WASHINGTON - Joyce Redman - the Anglo-Irish actress who brought a mischievous sparkle to the most suggestive scene ever filmed at a dining table, the unforgettable display of gluttony and lust in the 1963 movie “Tom Jones’’ - died May 10 in Kent, England. She was 96.
Her son, actor Crispin Redman, announced the death and said his mother had pneumonia.
In a career spanning eight decades, Ms. Redman was a stalwart of the British theater. She appeared in productions at the Old Vic, the Shakespeare Memorial Theatre, and the National Theatre and opposite actors such as Laurence Olivier, Ralph Richardson, Maggie Smith, and Judi Dench.

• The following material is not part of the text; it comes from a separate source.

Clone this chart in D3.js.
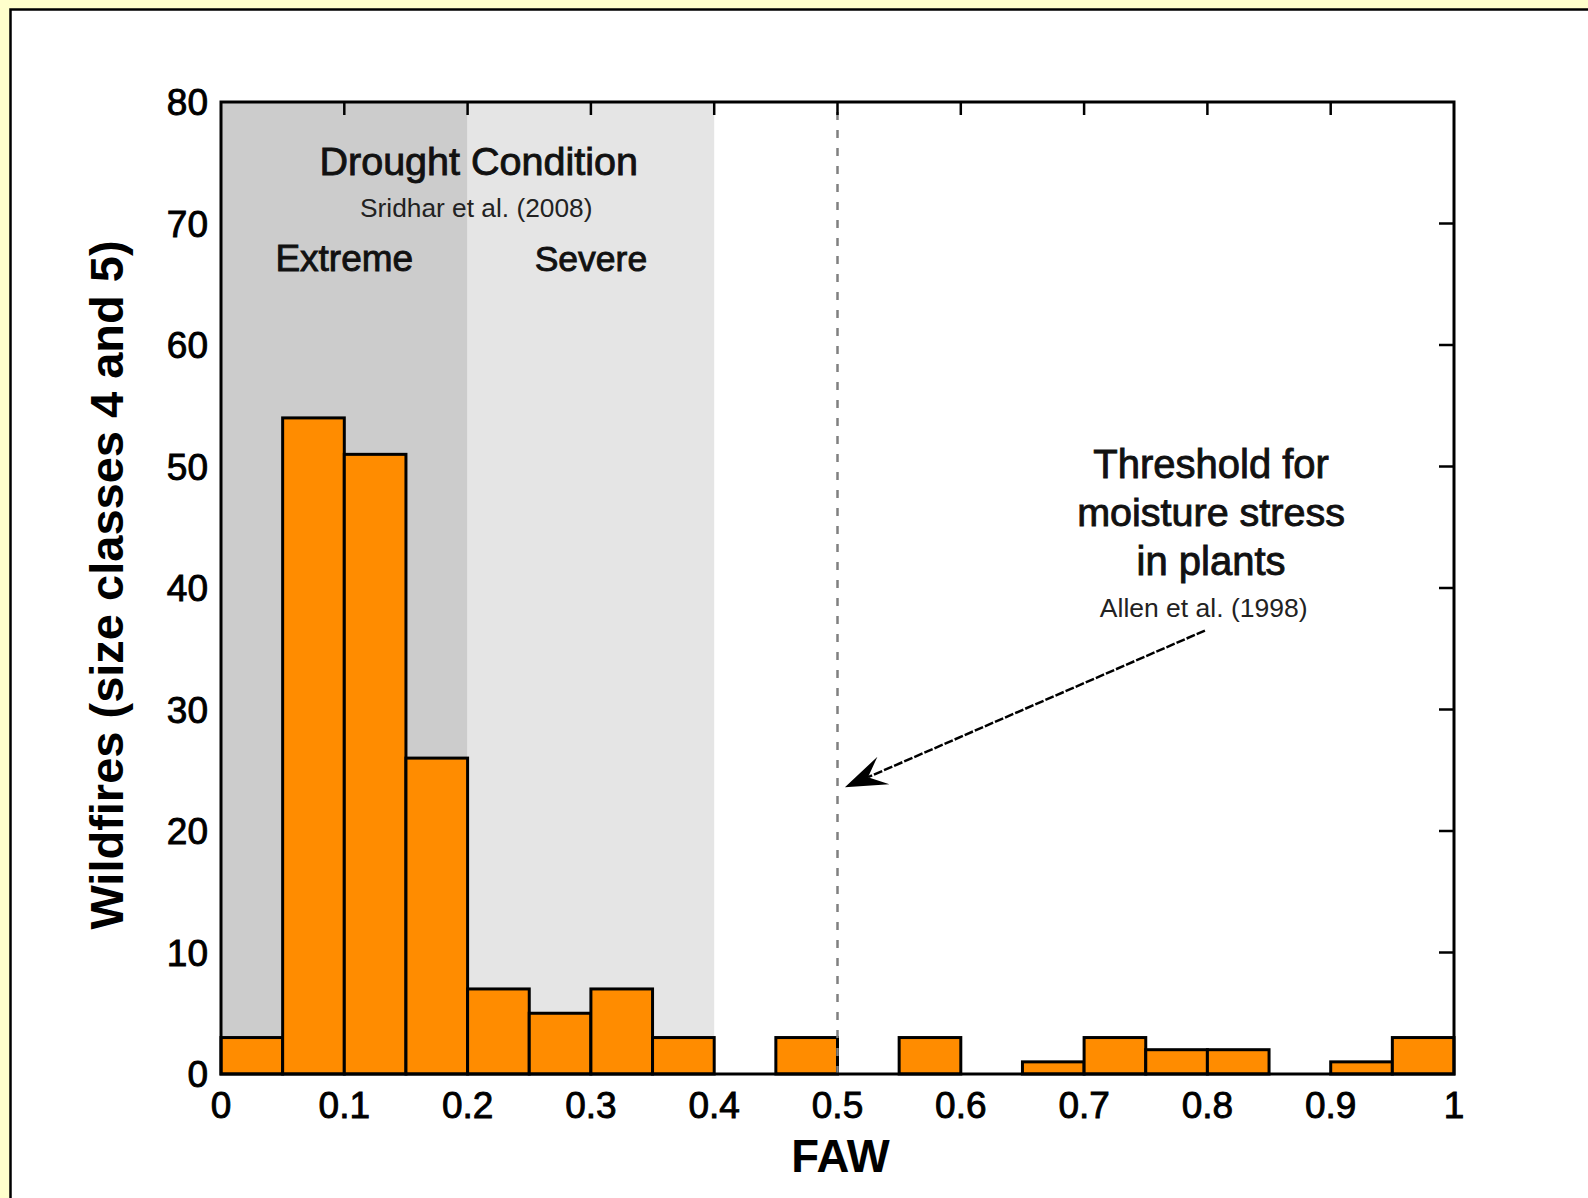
<!DOCTYPE html>
<html>
<head>
<meta charset="utf-8">
<script src="https://cdn.jsdelivr.net/npm/d3@7"></script>
<style>
  html, body { margin: 0; padding: 0; background: #FFFFCC; }
  svg { display: block; }
</style>
</head>
<body>
<svg id="chart" width="1588" height="1198"></svg>
<script>
// ---- data ----
const binStarts = [0, 0.05, 0.1, 0.15, 0.2, 0.25, 0.3, 0.35, 0.4, 0.45, 0.5, 0.55, 0.6, 0.65, 0.7, 0.75, 0.8, 0.85, 0.9, 0.95];
const binWidth = 0.05;
const counts = [3, 54, 51, 26, 7, 5, 7, 3, 0, 3, 0, 3, 0, 1, 3, 2, 2, 0, 1, 3];
const xTicks = [0, 0.1, 0.2, 0.3, 0.4, 0.5, 0.6, 0.7, 0.8, 0.9, 1];
const xTickLabels = ["0", "0.1", "0.2", "0.3", "0.4", "0.5", "0.6", "0.7", "0.8", "0.9", "1"];
const yTicks = [0, 10, 20, 30, 40, 50, 60, 70, 80];
const droughtZones = [
  { name: "Extreme", from: 0, to: 0.2, color: "#CCCCCC" },
  { name: "Severe", from: 0.2, to: 0.4, color: "#E5E5E5" }
];
const thresholdFAW = 0.5;
const xTitle = "FAW";
const yTitle = "Wildfires (size classes 4 and 5)";
// annotation texts anchored in data units
const notes = [
  { text: "Drought Condition", x: 0.209, y: 74.0, size: 39.5, heavy: true },
  { text: "Sridhar et al. (2008)", x: 0.207, y: 70.5, size: 26.3, heavy: false },
  { text: "Extreme", x: 0.1, y: 66.1, size: 37, heavy: true },
  { text: "Severe", x: 0.30, y: 66.1, size: 35.5, heavy: true },
  { text: "Threshold for", x: 0.803, y: 49.05, size: 40, heavy: true },
  { text: "moisture stress", x: 0.803, y: 45.1, size: 39.5, heavy: true },
  { text: "in plants", x: 0.803, y: 41.05, size: 40, heavy: true },
  { text: "Allen et al. (1998)", x: 0.797, y: 37.6, size: 26.5, heavy: false }
];
const arrowFrom = { x: 0.798, y: 36.5 };
const arrowTo = { x: 0.506, y: 23.6 };

// ---- layout ----
const svg = d3.select("#chart");
const L = 221, R = 1454, T = 102, B = 1074;
const x = d3.scaleLinear().domain([0, 1]).range([L, R]);
const y = d3.scaleLinear().domain([0, 80]).range([B, T]);
const font = "'Liberation Sans', Arial, sans-serif";

// white panel with border
svg.append("rect").attr("x", 10.5).attr("y", 9.5).attr("width", 1600).attr("height", 1220)
  .attr("fill", "#fff").attr("stroke", "#000").attr("stroke-width", 2.5);

// shaded drought zones
svg.selectAll("rect.zone").data(droughtZones).enter().append("rect")
  .attr("class", "zone")
  .attr("x", d => x(d.from)).attr("width", d => x(d.to) - x(d.from))
  .attr("y", y(80)).attr("height", y(0) - y(80))
  .attr("fill", d => d.color);

// bars
const bars = binStarts.map((s, i) => ({ s, c: counts[i] })).filter(d => d.c > 0);
svg.selectAll("rect.bar").data(bars).enter().append("rect")
  .attr("class", "bar")
  .attr("x", d => x(d.s)).attr("width", d => x(d.s + binWidth) - x(d.s))
  .attr("y", d => y(d.c)).attr("height", d => y(0) - y(d.c))
  .attr("fill", "#FF8C00").attr("stroke", "#000").attr("stroke-width", 3);

// threshold dashed line
svg.append("line")
  .attr("x1", x(thresholdFAW)).attr("x2", x(thresholdFAW))
  .attr("y1", y(0)).attr("y2", y(80))
  .attr("stroke", "#808080").attr("stroke-width", 2.5).attr("stroke-dasharray", "8,10");

// frame
svg.append("rect").attr("x", L).attr("y", T).attr("width", R - L).attr("height", B - T)
  .attr("fill", "none").attr("stroke", "#000").attr("stroke-width", 3);

// top ticks (inside)
svg.selectAll("line.tt").data(xTicks.slice(1, -1)).enter().append("line")
  .attr("x1", d => x(d)).attr("x2", d => x(d)).attr("y1", T).attr("y2", T + 13)
  .attr("stroke", "#000").attr("stroke-width", 2.5);
// right ticks (inside)
svg.selectAll("line.rt").data(yTicks.slice(1, -1)).enter().append("line")
  .attr("x1", R).attr("x2", R - 15).attr("y1", d => y(d)).attr("y2", d => y(d))
  .attr("stroke", "#000").attr("stroke-width", 2.5);

// tick labels
svg.selectAll("text.xl").data(xTicks).enter().append("text")
  .attr("x", d => x(d)).attr("y", 1118)
  .attr("text-anchor", "middle").attr("font-family", font).attr("font-size", 37)
  .attr("stroke", "#000").attr("stroke-width", 0.9)
  .text((d, i) => xTickLabels[i]);
svg.selectAll("text.yl").data(yTicks).enter().append("text")
  .attr("x", L - 13).attr("y", d => y(d)).attr("dy", "0.36em")
  .attr("text-anchor", "end").attr("font-family", font).attr("font-size", 37)
  .attr("stroke", "#000").attr("stroke-width", 0.9)
  .text(d => d);

// axis titles
svg.append("text").attr("x", (L + R) / 2 + 3).attr("y", 1172)
  .attr("text-anchor", "middle").attr("font-family", font).attr("font-weight", "bold")
  .attr("font-size", 45.5).text(xTitle);
svg.append("text").attr("transform", `translate(123, ${(T + B) / 2 - 3}) rotate(-90)`)
  .attr("text-anchor", "middle").attr("font-family", font).attr("font-weight", "bold")
  .attr("font-size", 47).text(yTitle);

// annotation texts
svg.selectAll("text.note").data(notes).enter().append("text")
  .attr("x", d => x(d.x)).attr("y", d => y(d.y))
  .attr("text-anchor", "middle").attr("font-family", font).attr("font-size", d => d.size)
  .attr("fill", d => d.heavy ? "#111" : "#222")
  .attr("stroke", d => d.heavy ? "#111" : "none").attr("stroke-width", 0.9)
  .text(d => d.text);

// arrow
const x0 = x(arrowFrom.x), y0 = y(arrowFrom.y), x1 = x(arrowTo.x), y1 = y(arrowTo.y);
const ang = Math.atan2(y1 - y0, x1 - x0);
const headLen = 42, headHalf = 15;
const ux = Math.cos(ang), uy = Math.sin(ang);
const px = -uy, py = ux;
const baseX = x1 - ux * headLen, baseY = y1 - uy * headLen;
const notchX = x1 - ux * headLen * 0.6, notchY = y1 - uy * headLen * 0.6;
svg.append("line").attr("x1", x0).attr("y1", y0).attr("x2", notchX).attr("y2", notchY)
  .attr("stroke", "#000").attr("stroke-width", 2.5).attr("stroke-dasharray", "9,2");
svg.append("path")
  .attr("d", `M${x1},${y1} L${baseX + px * headHalf},${baseY + py * headHalf} L${notchX},${notchY} L${baseX - px * headHalf},${baseY - py * headHalf} Z`)
  .attr("fill", "#000");
</script>
</body>
</html>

Ms. Redman was 5 feet tall, but in performance conveyed an intensity and authority that belied her diminutive stature. As Anne Boleyn in a 1949 Broadway production of “Anne of the Thousand Days,’’ Ms. Redman “scorches the pages’’ of the Maxwell Anderson drama “to the point where the play is not a good fire insurance risk,’’ wrote New York Times theater critic Brooks Atkinson.
Her filmed performances were sparse but beguiling. Her Lady Macbeth in a 1949 television production of Shakespeare’s tragedy “Macbeth’’ was “considerably more seductive and rather less ferocious’’ than New York Herald Tribune television critic John Crosby recalled from school days.
She earned an Academy Award nomination for her supporting role as the sexually ravenous Mrs. Waters in “Tom Jones,’’ director Tony Richardson’s bawdy version of the Henry Fielding novel. The film, which starred Albert Finney as a dashing rake, won Oscars for best picture, director, screenplay, and score.
Finney and Ms. Redman, looking plump for the role, embody sexual hunger as they excitedly slurp and gnaw at food in a candle-lit tavern. The seduction by food, a scene lasting about three wordless minutes of mutual leering and devouring, was so cleverly performed that it has become a highlight of an enduring film.
“Joyce and I had done theater together,’’ Finney told the Norfolk Virginian-Pilot in 2000. “We just played it for fun. It was filmed early in the morning, and it took hours. They kept bringing more food - trying us out on different dishes. They’d say things like ‘Bring more oysters. She’s very good on oysters.’ . . . We weren’t sure the audience would get it at all. It seems they did.’’
Later in the film, Ms. Redman sums up the movie’s dark satirical spirit when her character shrugs with nonchalance upon learning the man she bewitched over food may have been her son.
Ms. Redman also earned an Oscar nomination for her supporting role as Desdemona’s devoted servant Emilia in “Othello’’ (1965). The movie was essentially a filmed version of a National Theater production starring Olivier as Shakespeare’s jealous Moor and Smith as Desdemona.
Joyce Redman was born and grew up in County Mayo, Ireland. She attended the Royal Academy of Dramatic Art in London and joined the prestigious Old Vic company in 1944.
Ms. Redman had supporting roles in films including Michael Powell and Emeric Pressburger’s wartime drama “One of Our Aircraft Is Missing’’ (1942) and the contraceptive comedy “Prudence and the Pill’’ (1968). She also played the elderly Queen Victoria in the television movie “Victoria & Albert’’ (2001), which also featured her son Crispin.
In 1949, she married Charles Wynne-Roberts, a former British army captain. She leaves three children and five grandchildren, according to British press accounts.